Developers were, as developers do, thinking about their return on investment. They mostly managed to recoup construction costs, but within twenty years, it was clear all of this was a hot mess — in no small part due to the planners (who weren’t North York planners, but provincial-level Ontario Housing Corporation planners).
Ever since then, communities have worked and striven to find ways to bridge those chasms with in-fill development and with community centres. So many people have died due to that 1960s-engineered, planned isolation from the rest of the metro and city. People who moved there found themselves in the nations’s biggest city, but they were not
of or
with the city through no fault of their own. They were sequestered, out of sight, out of mind, and nope, the car was not the answer to tying Jane and Finch to the rest of the city fabric.
And at long last, after being halted by a now-deceased, self-absorbed mayor in 2010, the fixed-rail LRT to Jane and Finch — the Finch West LRT — is finally (finally) being built. It’s opening over ten years late. It will connect to the Finch West subway station (which opened six years ago). And some sixty years too late, Jane and Finch will no longer be cut off from the city. There’s a whole lot of work still to be done.
Next up: getting Rexdale and Malvern better connected through fixed rail connections.
but in LA south central it is mostly small houses and low rise apartments. Why did the two cities gone down very different path what to do with the poor and low income?
In L.A., segregation, by force of law, was law of the land in the U.S. until, well, 1964. As noted earlier, L.A. developed a lot of “missing middle” low-mid-rise housing, but at the same time, the way L.A. became
L.A. was unique to L.A. and no other city on the continent.
It started as a bunch of small towns and villages, some going way back to Spanish colonization, which, as the petroleum industry took off (the Miracle Mile); entertaiment moved into the village of Hollywood; and a sea port was built, councillors, mayors, and developers/land owners/prospectors — all white men — envisioned a stitching together of all these hamlets into one large city.
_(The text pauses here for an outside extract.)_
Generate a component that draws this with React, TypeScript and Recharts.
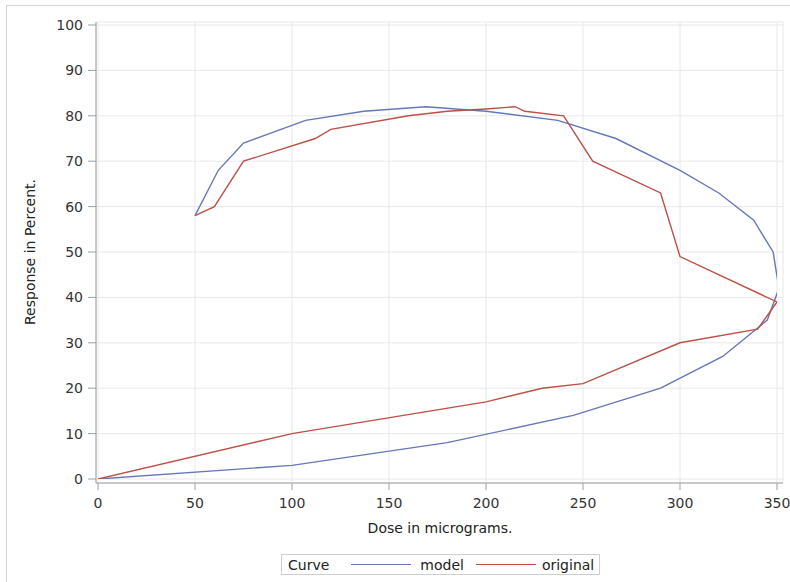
import { LineChart, Line, XAxis, YAxis, CartesianGrid } from 'recharts';

const xTicks = [0, 50, 100, 150, 200, 250, 300, 350];
const yTicks = [0, 10, 20, 30, 40, 50, 60, 70, 80, 90, 100];

const modelDose = [50, 62, 75, 107, 137, 169, 200, 237, 267, 300, 320, 338, 348, 351, 345, 322, 290, 245, 180, 100, 0];
const modelResp = [58, 68, 74, 79, 81, 82, 81, 79, 75, 68, 63, 57, 50, 42, 35, 27, 20, 14, 8, 3, 0];

const origDose = [50, 60, 75, 112, 120, 160, 180, 200, 215, 220, 240, 255, 290, 300, 350, 340, 300, 250, 229, 200, 100, 0];
const origResp = [58, 60, 70, 75, 77, 80, 81, 81.5, 82, 81, 80, 70, 63, 49, 39, 33, 30, 21, 20, 17, 10, 0];

const modelData = modelDose.map((d, i) => ({ dose: d, resp: modelResp[i] }));
const origData = origDose.map((d, i) => ({ dose: d, resp: origResp[i] }));

const font = '"DejaVu Sans", sans-serif';
const axisColor = '#9a9ea3';
const blue = '#6677b8';
const red = '#bb5147';

export default function App() {
  const tickStyle = { fontSize: 14, fill: '#333', fontFamily: font };

  return (
    <div style={{ position: 'fixed', left: 0, top: 0, width: 790, height: 582, background: '#fff', fontFamily: font }}>
      {/* outer frame */}
      <div style={{ position: 'absolute', left: 6, top: 5, right: 0, bottom: 0, borderTop: '1px solid #d4d4d4', borderLeft: '1px solid #d4d4d4' }} />

      <div style={{ position: 'absolute', left: 0, top: 0 }}>
        <LineChart width={790} height={582} margin={{ top: 22, right: 7, bottom: 59, left: 0 }}>
          <CartesianGrid stroke="#e8e8e8" strokeWidth={1} />
          <XAxis
            type="number"
            dataKey="dose"
            domain={[0, 350]}
            ticks={xTicks}
            padding={{ left: 2, right: 6 }}
            height={40}
            tickSize={7}
            tickMargin={8}
            tick={tickStyle}
            stroke={axisColor}
            allowDataOverflow
          />
          <XAxis
            xAxisId="top"
            orientation="top"
            type="number"
            domain={[0, 350]}
            height={0}
            tick={false}
            tickLine={false}
            stroke={axisColor}
          />
          <YAxis
            type="number"
            dataKey="resp"
            domain={[0, 100]}
            ticks={yTicks}
            padding={{ top: 3, bottom: 4 }}
            width={96}
            tickSize={8}
            tickMargin={5}
            tick={tickStyle}
            stroke={axisColor}
            allowDataOverflow
          />
          <YAxis
            yAxisId="right"
            orientation="right"
            type="number"
            domain={[0, 100]}
            width={0}
            tick={false}
            tickLine={false}
            stroke={axisColor}
          />
          <Line data={modelData} dataKey="resp" type="linear" stroke={blue} strokeWidth={1.4} dot={false} isAnimationActive={false} />
          <Line data={origData} dataKey="resp" type="linear" stroke={red} strokeWidth={1.4} dot={false} isAnimationActive={false} />
        </LineChart>
      </div>

      {/* axis titles */}
      <div style={{ position: 'absolute', left: 30, top: 252, transform: 'translate(-50%, -50%) rotate(-90deg)', fontSize: 14, color: '#222', whiteSpace: 'nowrap' }}>
        Response in Percent.
      </div>
      <div style={{ position: 'absolute', left: 440, top: 528, transform: 'translate(-50%, -50%)', fontSize: 14, color: '#222', whiteSpace: 'nowrap' }}>
        Dose in micrograms.
      </div>

      {/* legend */}
      <div style={{ position: 'absolute', left: 281, top: 554, width: 317, height: 19, border: '1px solid #cfcfcf', fontSize: 14, color: '#222', display: 'flex', alignItems: 'center', whiteSpace: 'nowrap' }}>
        <span style={{ marginLeft: 6 }}>Curve</span>
        <span style={{ display: 'inline-block', width: 60, height: 0, borderTop: `1.4px solid ${blue}`, marginLeft: 22 }} />
        <span style={{ marginLeft: 9 }}>model</span>
        <span style={{ display: 'inline-block', width: 60, height: 0, borderTop: `1.4px solid ${red}`, marginLeft: 12 }} />
        <span style={{ marginLeft: 6 }}>original</span>
      </div>
    </div>
  );
}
Or, if not a single city, then a metropolitan area.
From the 1920s, these hamlets were stitched together with paved roads and highways. In 1928, L.A. passed
the first enforceable jaywalking ordinances and in 1920,
put in the first permanent traffic signals (red/green; red-amber-green happened also in 1920, but in Detroit).
Then, they developed land with low-mid-rise and mid-high-rise apartments to house newcomers coming in with the new economies. They were built alongside modest-sized, single-family bungalows for mostly working-class white people making good money at the wells and the ports.
Still, there were shanty towns dating back to the days of the prospectors — areas which would bcome light industrial/warehousing zones and also the enforcable segregation of Black and Chicano Los Angelinos into these oldest, most run-down housing in the newly-stitched city: South Central, Compton, East L.A., and so on.
So L.A. was unique in how it came together.
Toronto developed much the way a city like Chicago developed: from the very start, it was a place where rail, marine shipping, and routes intersected, bringing in raw materials from the “hinterlands” — with many of those routes and lanes built atop the same trading routes and trails which had been established and used for generations by (in Toronto’s case) the Six Nations of the Haudenosaunee (or Iriquois).
Tkaronto signified a meeting place for different first nations communities to meet seasonally to trade and commune. Geographically, the Toronto area has long lent itself to being an especially hospitable place for routes and paths to, literally, intersect at a natural harbour.